J'aime à constater que ces écueils furent envisagés dès le début de l'histoire de la philosophie ; ils doivent bien être éternels. Ils tiennent moins de notre nature que de notre posture : nous être à un moment donné piqués de penser le monde nous aura si insidieusement projetés en face de lui, comme de vulgaires intrus condamnés désormais à quêter une place dont l'assise demeurera instable …

Gaucher boiteux disait M Serres ! je puis me consoler que cette maladresse n'est pas le fait exclusif du philosophe : après tout, l'homme d'action hésite lui aussi ; toujours, tout le temps. L'ordre vient de nos hésitations ; nos intuitions aussi. Il n'est pas un ordre qui ne surgisse du désordre ; pas une pensée qui ne sourde de nos troubles. Hélas ou tant mieux ?

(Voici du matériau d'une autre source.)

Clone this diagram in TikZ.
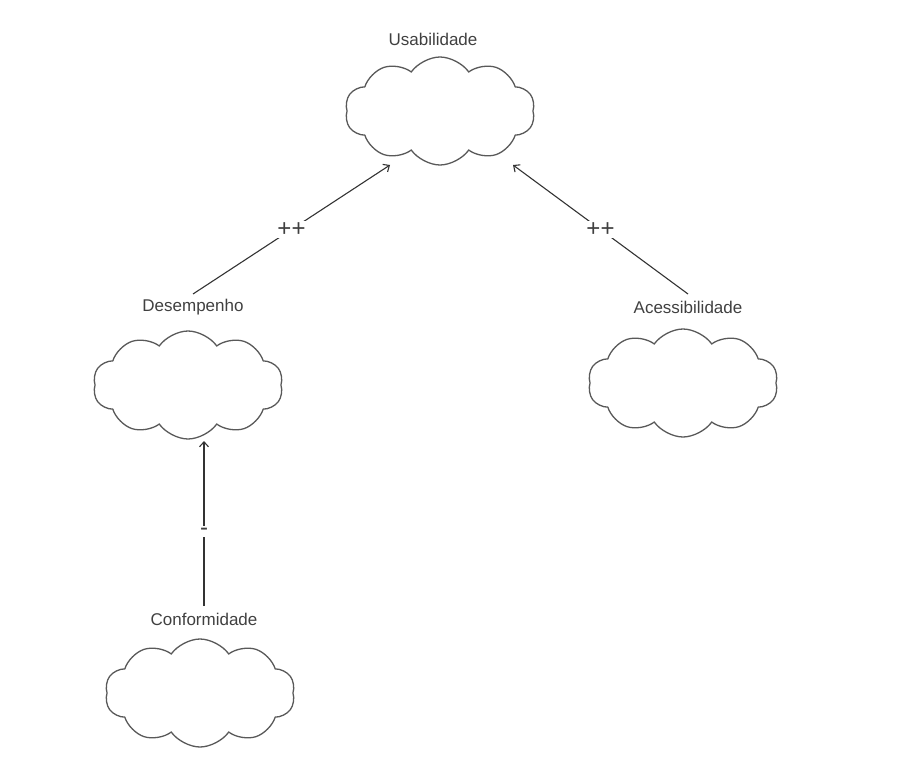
\documentclass[tikz,border=0pt]{standalone}
\usepackage{fontspec}
\setmainfont{Liberation Sans}
\usetikzlibrary{shapes.symbols,arrows.meta}
\begin{document}
\begin{tikzpicture}[x=1pt,y=-1pt,
  cloudbox/.style={cloud, cloud puffs=10, cloud puff arc=110, aspect=1.75, draw=black!65, line width=1.3pt, minimum width=190pt, minimum height=108pt, inner sep=0pt},
  lbl/.style={text=black!75, font=\fontsize{17}{20}\selectfont},
  conn/.style={draw=black!80, line width=1.1pt, -{Straight Barb[length=5pt,width=9pt]}},
  sign/.style={fill=white, text=black!75, font=\fontsize{24}{26}\selectfont, inner sep=2pt}]
\useasboundingbox (0,0) rectangle (919,776);
\node[cloudbox] (u) at (440,111) {};
\node[cloudbox] (d) at (188,385) {};
\node[cloudbox] (a) at (683,383) {};
\node[cloudbox] (c) at (200,693) {};
\node[lbl] (ul) at (433,39) {Usabilidade};
\node[lbl] (dl) at (193,307) {Desempenho};
\node[lbl] (al) at (688,307) {Acessibilidade};
\node[lbl] (cl) at (204,619) {Conformidade};
\coordinate (ds) at (193,294);
\coordinate (ut1) at (390,165);
\coordinate (as) at (688,294);
\coordinate (ut2) at (513,165);
\coordinate (cs) at (204,606);
\coordinate (dt) at (204,441);
\draw[conn] (ds) -- node[sign]{++} (ut1);
\draw[conn] (as) -- node[sign]{++} (ut2);
\draw[conn] (cs) -- node[sign, pos=0.45]{-} (dt);
\end{tikzpicture}
\end{document}
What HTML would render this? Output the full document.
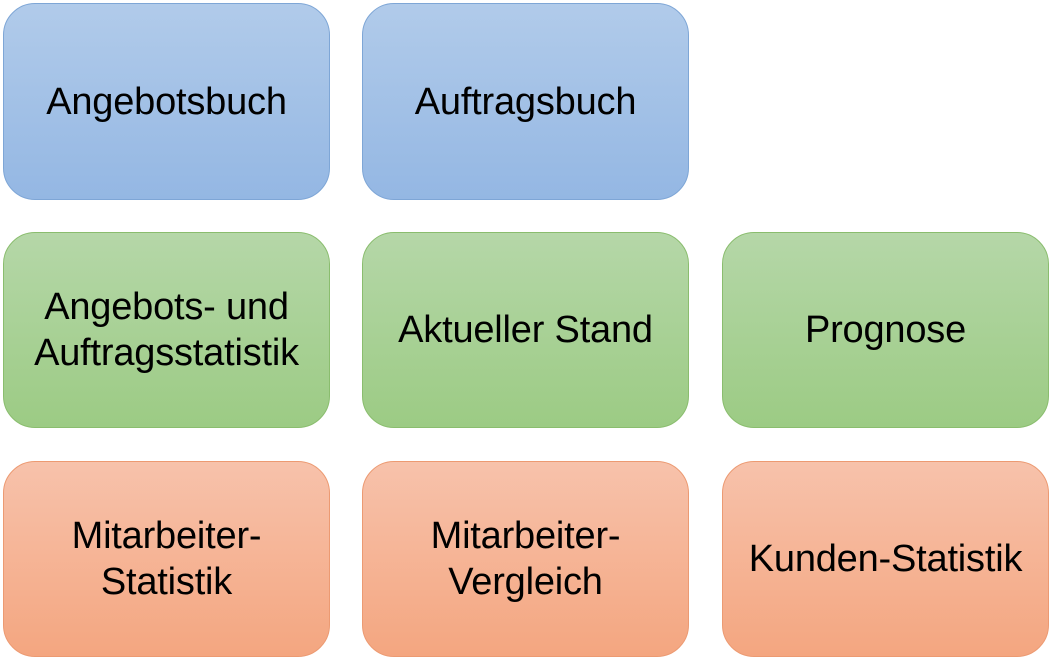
<!DOCTYPE html>
<html><head><style>
body{margin:0;width:1052px;height:660px;background:#fff;position:relative;overflow:hidden;font-family:"Liberation Sans",sans-serif;}
.b{position:absolute;width:327px;box-sizing:border-box;border-radius:32px;display:flex;align-items:center;justify-content:center;text-align:center;font-size:38px;line-height:46px;color:#000;letter-spacing:-0.2px}
.bl{background:linear-gradient(#b1cbea,#94b7e3);border:1.5px solid #7ea6d6}
.gr{background:linear-gradient(#b5d7a8,#9ccb84);border:1.5px solid #8abd6e}
.or{background:linear-gradient(#f7c2ab,#f4a680);border:1.5px solid #ec9a72}
.c1{left:3px}.c2{left:362px}.c3{left:722px}
.r1{top:3px;height:197px}.r2{top:232px;height:196px}.r3{top:461px;height:196px}
</style></head><body>
<div class="b bl c1 r1">Angebotsbuch</div>
<div class="b bl c2 r1">Auftragsbuch</div>
<div class="b gr c1 r2">Angebots- und<br>Auftragsstatistik</div>
<div class="b gr c2 r2">Aktueller Stand</div>
<div class="b gr c3 r2">Prognose</div>
<div class="b or c1 r3">Mitarbeiter-<br>Statistik</div>
<div class="b or c2 r3">Mitarbeiter-<br>Vergleich</div>
<div class="b or c3 r3">Kunden-Statistik</div>
</body></html>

Pour notre malheur, les malheurs nous sont nécessaires.


 


1) Car pourquoy prenons nous tiltre d’estre, de cet instant, qui n’est qu’une eloise [un éclair] dans le cours infini d’une nuict eternelle, et une interruption si briefve de nostre perpetuelle et naturelle condition ? la mort occupant tout le devant et tout le derriere de ce moment, et encore une bonne partie de ce moment. D’autres jurent qu’il n’y a point de mouvement, que rien ne bouge : comme les suivants de Melissus. Car s’il n’y a qu’un, ny ce mouvement sphærique ne luy peut servir, ny le mouvement de lieu à autre, comme Platon preuve. Qu’il n’y a ny generation ny corruption en nature.
Protagoras dit, qu’il n’y a rien en nature, que le doubte : Que de toutes choses on peut egalement disputer : et de cela mesme, si on peut egalement disputer de toutes choses : Mansiphanes, que des choses, qui semblent, rien est non plus que non est. Qu’il n’y a autre certain que l’incertitude. Parmenides, que de ce qu’il semble, il n’est aucune chose en general. Qu’il n’est qu’un. Zenon, qu’un mesme n’est pas : Et qu’il n’y a rien.
Si un estoit, il seroit ou en un autre, ou en soy-mesme. S’il est en un autre, ce sont deux. S’il est en soy-mesme, ce sont encore deux, le comprenant, et le comprins. Selon ces dogmes, la nature des choses n’est qu’une ombre ou fausse ou vaine. Michel de Montaigne,
Essais II, 12, Apologie de Raimond Sebond.